* START *

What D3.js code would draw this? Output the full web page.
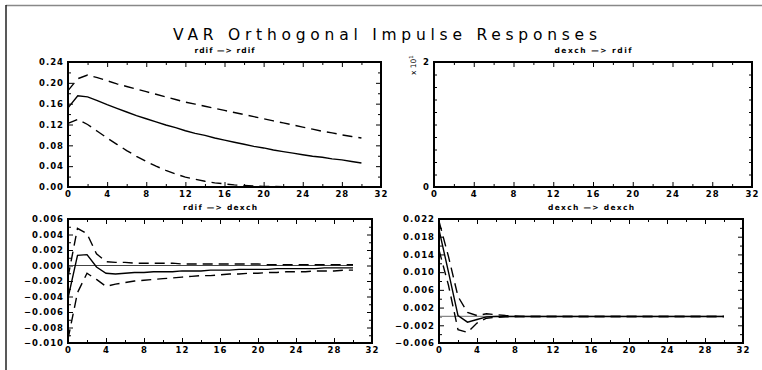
<!DOCTYPE html>
<html><head><meta charset="utf-8">
<script src="https://cdn.jsdelivr.net/npm/d3@7"></script>
<style>body{margin:0;background:#fff}svg{display:block}</style>
</head><body>
<svg id="c" width="762" height="370"></svg>
<script>
// ---------- data ----------
const title = "VAR Orthogonal Impulse Responses";
const panelTitles = ["rdif  \u2014>  rdif", "dexch  \u2014>  rdif", "rdif  \u2014>  dexch", "dexch  \u2014>  dexch"];
const steps = [0,1,2,3,4,5,6,7,8,9,10,11,12,13,14,15,16,17,18,19,20,21,22,23,24,25,26,27,28,29,30];
const xTicks = [0,4,8,12,16,20,24,28,32];

// rdif -> rdif
const rrMid = [0.152,0.175,0.173,0.166,0.158,0.151,0.144,0.137,0.131,0.125,0.119,0.114,0.108,0.103,0.099,0.094,0.090,0.086,0.082,0.078,0.075,0.071,0.068,0.065,0.062,0.059,0.057,0.054,0.052,0.049,0.046];
const rrUp  = [0.185,0.208,0.215,0.210,0.204,0.198,0.193,0.188,0.183,0.178,0.173,0.168,0.163,0.159,0.155,0.151,0.147,0.143,0.139,0.135,0.131,0.127,0.123,0.119,0.115,0.111,0.107,0.104,0.100,0.097,0.094];
const rrLo  = [0.122,0.130,0.120,0.107,0.094,0.082,0.070,0.059,0.049,0.040,0.032,0.025,0.019,0.015,0.011,0.008,0.006,0.004,0.003,0.002,0.001,0.001,0.0005,0.0003,0.0002,0.0001,0.0001,0,0,0,0];
const rrTicks = [0.00,0.04,0.08,0.12,0.16,0.20,0.24];

// dexch -> rdif (empty panel)
const drTicks = [0,2];

// rdif -> dexch
const rdMid = [-0.0042,0.0013,0.0014,-0.0002,-0.0010,-0.0011,-0.0010,-0.0009,-0.0009,-0.0008,-0.0008,-0.0008,-0.0007,-0.0007,-0.0007,-0.0006,-0.0006,-0.0006,-0.0005,-0.0005,-0.0005,-0.0005,-0.0004,-0.0004,-0.0004,-0.0004,-0.0004,-0.0003,-0.0003,-0.0003,-0.0003];
const rdUp  = [-0.0015,0.0048,0.0041,0.0015,0.0005,0.0004,0.0004,0.0003,0.0003,0.0003,0.0003,0.0003,0.0002,0.0002,0.0002,0.0002,0.0002,0.0002,0.0002,0.0002,0.0002,0.0001,0.0001,0.0001,0.0001,0.0001,0.0001,0.0001,0.0001,0.0001,0.0001];
const rdLo  = [-0.0095,-0.0035,-0.0010,-0.0018,-0.0027,-0.0024,-0.0022,-0.0020,-0.0019,-0.0018,-0.0017,-0.0016,-0.0015,-0.0014,-0.0013,-0.0013,-0.0012,-0.0011,-0.0011,-0.0010,-0.0010,-0.0009,-0.0009,-0.0008,-0.0008,-0.0008,-0.0007,-0.0007,-0.0007,-0.0006,-0.0006];
const rdTicks = [-0.010,-0.008,-0.006,-0.004,-0.002,0.000,0.002,0.004,0.006];

// dexch -> dexch
const ddMid = [0.0196,0.0100,0.0002,-0.0013,-0.0007,-0.0001,0.0000,0.0000,0.0000,0,0,0,0,0,0,0,0,0,0,0,0,0,0,0,0,0,0,0,0,0,0];
const ddUp  = [0.0215,0.0135,0.0045,0.0009,0.0002,0.0006,0.0004,0.0002,0.0001,0,0,0,0,0,0,0,0,0,0,0,0,0,0,0,0,0,0,0,0,0,0];
const ddLo  = [0.0150,0.0070,-0.0030,-0.0036,-0.0015,-0.0004,-0.0002,-0.0001,-0.0001,0,0,0,0,0,0,0,0,0,0,0,0,0,0,0,0,0,0,0,0,0,0];
const ddTicks = [-0.006,-0.002,0.002,0.006,0.010,0.014,0.018,0.022];

// ---------- layout ----------
const panels = [
  {title: panelTitles[0], tl:60, box:[68,381,62,187], dom:[0,0.24], ticks: rrTicks, fmt: d3.format(".2f"), minor:0.02, series:[rrMid,rrUp,rrLo], zero:false},
  {title: panelTitles[1], tl:77, box:[434,752,62,187], dom:[0,2], ticks: drTicks, fmt: d3.format("d"), minor:0.2, series:[], zero:false, exp:true},
  {title: panelTitles[2], tl:74, box:[68,372,219,343], dom:[-0.010,0.006], ticks: rdTicks, fmt: d3.format(".3f"), minor:0.001, series:[rdMid,rdUp,rdLo], zero:true, zc:"#444"},
  {title: panelTitles[3], tl:86, box:[439,743,219,343], dom:[-0.006,0.022], ticks: ddTicks, fmt: d3.format(".3f"), minor:0.002, series:[ddMid,ddUp,ddLo], zero:true, zc:"#888"}
];

const svg = d3.select("#c");
svg.append("rect").attr("width",762).attr("height",370).attr("fill","#fff");
// outer frame
svg.append("line").attr("x1",6).attr("x2",762).attr("y1",5.5).attr("y2",5.5).attr("stroke","#888").attr("stroke-width",1.5);
svg.append("line").attr("x1",6).attr("x2",6).attr("y1",5).attr("y2",370).attr("stroke","#222").attr("stroke-width",1.5);

svg.append("text").attr("x",385).attr("y",40).attr("text-anchor","middle")
  .attr("font-family","DejaVu Sans").attr("font-size",15.5).attr("font-weight","normal")
  .attr("textLength",424).attr("lengthAdjust","spacing").attr("fill","#000").text(title);

const lbl = {family:"DejaVu Sans", size:8.5};

panels.forEach((p,i)=>{
  const [x0,x1,y0,y1] = p.box;
  const x = d3.scaleLinear().domain([0,32]).range([x0,x1]);
  const y = d3.scaleLinear().domain(p.dom).range([y1,y0]);
  const g = svg.append("g");

  g.append("text").attr("x",(x0+x1)/2).attr("y",y0-9).attr("text-anchor","middle")
    .attr("font-family",lbl.family).attr("font-size",7.5).attr("font-weight","bold")
    .attr("textLength",p.tl).attr("lengthAdjust","spacing")
    .attr("fill","#000").text(p.title);

  // minor ticks
  const xMinor = d3.range(0,33,2).filter(v=>v%4!==0);
  const yMinor = d3.range(p.dom[0], p.dom[1]+1e-9, p.minor).filter(v=>!p.ticks.some(t=>Math.abs(t-v)<1e-9));

  const axB = d3.axisBottom(x).tickValues(xTicks).tickSize(-5).tickPadding(4).tickFormat(d3.format("d"));
  const axT = d3.axisTop(x).tickValues(xTicks).tickSize(-5).tickFormat("");
  const axL = d3.axisLeft(y).tickValues(p.ticks).tickSize(-5).tickPadding(4).tickFormat(p.fmt);
  const axR = d3.axisRight(y).tickValues(p.ticks).tickSize(-5).tickFormat("");
  const mB = d3.axisBottom(x).tickValues(xMinor).tickSize(-3).tickFormat("");
  const mT = d3.axisTop(x).tickValues(xMinor).tickSize(-3).tickFormat("");
  const mL = d3.axisLeft(y).tickValues(yMinor).tickSize(-3).tickFormat("");
  const mR = d3.axisRight(y).tickValues(yMinor).tickSize(-3).tickFormat("");

  const add = (ax, tr) => {
    const a = g.append("g").attr("transform",tr).call(ax);
    a.select(".domain").remove();
    a.selectAll(".tick line").attr("stroke","#000").attr("stroke-width",1);
    a.selectAll("text").attr("font-family",lbl.family).attr("font-size",lbl.size).attr("font-weight","bold")
      .attr("letter-spacing",1).attr("fill","#000");
    return a;
  };
  add(axB,`translate(0,${y1})`); add(axT,`translate(0,${y0})`);
  add(axL,`translate(${x0},0)`); add(axR,`translate(${x1},0)`);
  add(mB,`translate(0,${y1})`); add(mT,`translate(0,${y0})`);
  add(mL,`translate(${x0},0)`); add(mR,`translate(${x1},0)`);

  if (p.exp) {
    const t = g.append("text").attr("transform",`translate(${x0-18},${y0+13}) rotate(-90)`)
      .attr("font-family",lbl.family).attr("font-size",7.5).attr("fill","#000");
    t.append("tspan").text("x 10");
    t.append("tspan").attr("dy",-3).attr("font-size",5.5).text("1");
  }

  if (p.zero) {
    g.append("line").attr("x1",x(0)).attr("x2",x(30)).attr("y1",y(0)).attr("y2",y(0))
      .attr("stroke",p.zc).attr("stroke-width",1.2);
  }

  const line = d3.line().x((d,k)=>x(steps[k])).y(d=>y(d));
  p.series.forEach((s,k)=>{
    g.append("path").datum(s).attr("d",line).attr("fill","none").attr("stroke","#000")
      .attr("stroke-width",1.4).attr("stroke-dasharray", k===0 ? null : "10,6");
  });

  g.append("rect").attr("x",x0).attr("y",y0).attr("width",x1-x0).attr("height",y1-y0)
    .attr("fill","none").attr("stroke","#000").attr("stroke-width",2);
});
</script>
</body></html>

* END *

Up to and including the line with "const drTicks = [0,2];", copy the data above from its first line. Skip pictures.

What D3.js code would draw this? Output the full web page.
<!DOCTYPE html>
<html><head><meta charset="utf-8">
<script src="https://cdn.jsdelivr.net/npm/d3@7"></script>
<style>body{margin:0;background:#fff}svg{display:block}</style>
</head><body>
<svg id="c" width="762" height="370"></svg>
<script>
// ---------- data ----------
const title = "VAR Orthogonal Impulse Responses";
const panelTitles = ["rdif  \u2014>  rdif", "dexch  \u2014>  rdif", "rdif  \u2014>  dexch", "dexch  \u2014>  dexch"];
const steps = [0,1,2,3,4,5,6,7,8,9,10,11,12,13,14,15,16,17,18,19,20,21,22,23,24,25,26,27,28,29,30];
const xTicks = [0,4,8,12,16,20,24,28,32];

// rdif -> rdif
const rrMid = [0.152,0.175,0.173,0.166,0.158,0.151,0.144,0.137,0.131,0.125,0.119,0.114,0.108,0.103,0.099,0.094,0.090,0.086,0.082,0.078,0.075,0.071,0.068,0.065,0.062,0.059,0.057,0.054,0.052,0.049,0.046];
const rrUp  = [0.185,0.208,0.215,0.210,0.204,0.198,0.193,0.188,0.183,0.178,0.173,0.168,0.163,0.159,0.155,0.151,0.147,0.143,0.139,0.135,0.131,0.127,0.123,0.119,0.115,0.111,0.107,0.104,0.100,0.097,0.094];
const rrLo  = [0.122,0.130,0.120,0.107,0.094,0.082,0.070,0.059,0.049,0.040,0.032,0.025,0.019,0.015,0.011,0.008,0.006,0.004,0.003,0.002,0.001,0.001,0.0005,0.0003,0.0002,0.0001,0.0001,0,0,0,0];
const rrTicks = [0.00,0.04,0.08,0.12,0.16,0.20,0.24];

// dexch -> rdif (empty panel)
const drTicks = [0,2];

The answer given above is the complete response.